We have been cordial with our next-door neighbor for years. He began to build a structure in his yard without permits recently and received a stop-work order from the city. He may believe that we reported him to code enforcement, but we didn’t. Still, that night, he began shouting expletives about my husband and blaring music from open windows at odd hours. This is way out of character for him: We’ve never heard a peep from him before this, and I’m freaking out. How can we approach this issue safely?

NEIGHBOR

Your neighbor’s aggressive behavior would frighten me, too. Do not go next door to speak with him. But I wouldn’t call the police yet, either. Though you are certainly entitled to, that may only escalate his grievance without communicating what may be the most pertinent fact: You didn’t report him! (Not that his harassment would be appropriate even if you had.)

I would start with a letter, informing him that you had nothing to do with the stop-work order and demand that he stop his unneighborly behavior at once. If he doesn’t, I see no alternative but to call the police.

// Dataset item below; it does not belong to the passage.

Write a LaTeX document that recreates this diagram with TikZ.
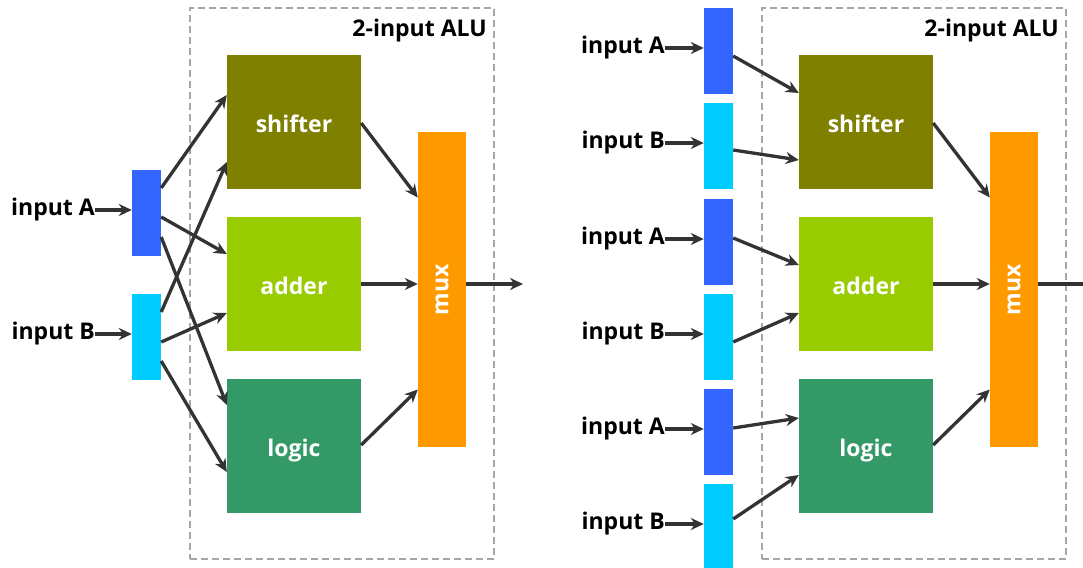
\documentclass[tikz,border=0pt]{standalone}
\usepackage{fontspec}
\setmainfont{Open Sans}
\usetikzlibrary{arrows.meta,calc,positioning}
\definecolor{inAColor}{HTML}{3366FF}
\definecolor{inBColor}{HTML}{00CCFF}
\definecolor{shiftColor}{HTML}{808000}
\definecolor{addColor}{HTML}{99CC00}
\definecolor{logicColor}{HTML}{339966}
\definecolor{muxColor}{HTML}{FF9900}
\definecolor{wireColor}{HTML}{333333}
\definecolor{aluGray}{HTML}{A6A6A6}
\tikzset{
  labfont/.style = {font=\bfseries\fontsize{23}{27}\selectfont},
  block/.style = {minimum width=134pt,minimum height=134pt,inner sep=0pt,text=white,labfont,text height=21pt,text depth=0pt},
  muxbox/.style = {fill=muxColor,minimum width=48pt,minimum height=315pt,inner sep=0pt,text=white,labfont},
  inbox/.style = {minimum width=29pt,minimum height=86pt,inner sep=0pt},
  inlabel/.style = {inner sep=0pt,anchor=east,labfont},
  alubox/.style = {draw=aluGray,dash pattern=on 7pt off 4pt,line width=1.5pt,minimum width=304pt,minimum height=551pt},
  wire/.style = {draw=wireColor,line width=3.3pt,-{Stealth[length=13pt,width=12pt]}},
}

\begin{document}
\begin{tikzpicture}[x=1pt,y=-1pt]
\useasboundingbox (0,0) rectangle (1083,567);

% the same ALU twice
\foreach \s/\dx in {L/0,R/572} {
\begin{scope}[xshift=\dx pt]
\node (alu\s) [alubox] at (342,283.5) {};
\node (title\s) [inner sep=0pt,anchor=base east,labfont] at (487,37) {2-input ALU};
\node (shift\s) [block,fill=shiftColor] at (294,122) {shifter};
\node (add\s) [block,fill=addColor] at (294,284) {adder};
\node (logic\s) [block,fill=logicColor] at (294,446) {logic};
\node (mux\s) [muxbox] at (442,289.5) {\rotatebox{90}{mux}};
%
\draw [wire] ([yshift=-1pt]shift\s.east) to ([yshift=92pt]mux\s.west);
\draw [wire] (add\s.east) to (add\s.east -| mux\s.west);
\draw [wire] ([yshift=1pt]logic\s.east) to ([yshift=-100pt]mux\s.west);
\end{scope}
}
\coordinate (outL) at (523,284);
\coordinate (outR) at (1110,284);
\draw [wire] (addL.east -| muxL.east) to (outL);
\draw [wire] (addR.east -| muxR.east) to (outR);

% inputs, left
\node (inAL) [inbox,fill=inAColor] at (146.5,213) {};
\node (inBL) [inbox,fill=inBColor] at (146.5,337) {};
\node (labAL) [inlabel] at (95,210) {input A};
\node (labBL) [inlabel] at (95,334) {input B};
\draw [wire] (labAL.east) to (labAL.east -| inAL.west);
\draw [wire] (labBL.east) to (labBL.east -| inBL.west);
\draw [wire] ([yshift=25pt]inAL.east) to ([yshift=27pt]shiftL.west);
\draw [wire] ([yshift=-4pt]inAL.east) to ([yshift=30pt]addL.west);
\draw [wire] ([yshift=-24pt]inAL.east) to ([yshift=41pt]logicL.west);
\draw [wire] ([yshift=25pt]inBL.east) to ([yshift=-40pt]shiftL.west);
\draw [wire] ([yshift=-5pt]inBL.east) to ([yshift=-29pt]addL.west);
\draw [wire] ([yshift=-24pt]inBL.east) to ([yshift=-26pt]logicL.west);

% inputs, right: one pair for each block
\foreach \i/\y in {1/51,3/242,5/432} {
  \node (in\i) [inbox,fill=inAColor] at (718.5,\y) {};
  \node (lab\i) [inlabel] at (665,\y-3) {input A};
  \draw [wire] (lab\i.east) to (lab\i.east -| in\i.west);
}
\foreach \i/\y in {2/146,4/337,6/527} {
  \node (in\i) [inbox,fill=inBColor] at (718.5,\y) {};
  \node (lab\i) [inlabel] at (665,\y-3) {input B};
  \draw [wire] (lab\i.east) to (lab\i.east -| in\i.west);
}
\draw [wire] ([yshift=-5pt]in1.east) to ([yshift=29pt]shiftR.west);
\draw [wire] ([yshift=-4pt]in2.east) to ([yshift=-38pt]shiftR.west);
\draw [wire] ([yshift=4pt]in3.east) to ([yshift=19pt]addR.west);
\draw [wire] ([yshift=-5pt]in4.east) to ([yshift=-29pt]addR.west);
\draw [wire] ([yshift=4pt]in5.east) to ([yshift=28pt]logicR.west);
\draw [wire] ([yshift=8pt]in6.east) to ([yshift=-29pt]logicR.west);
\end{tikzpicture}
\end{document}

I video chat with my 40-year-old daughter frequently. Lately, I’ve noticed that while she is speaking, she sticks her finger in her nose, then wipes it clean and licks it. (Sorry to be so gross!) She has good social skills and is neat and tidy, but this new habit stops me cold. I am afraid to mention it: She may be offended. Should I send her a carton of tissues?

MOTHER

My condolences on your video chats! Still, many of us do gross things every day. Tell your daughter what you have observed in a straightforward way. Do not characterize the behavior as disgusting or judge it in any way that is apt to increase her embarrassment: Just the facts, ma’am. With luck, she will stop once she is made aware of what she is doing.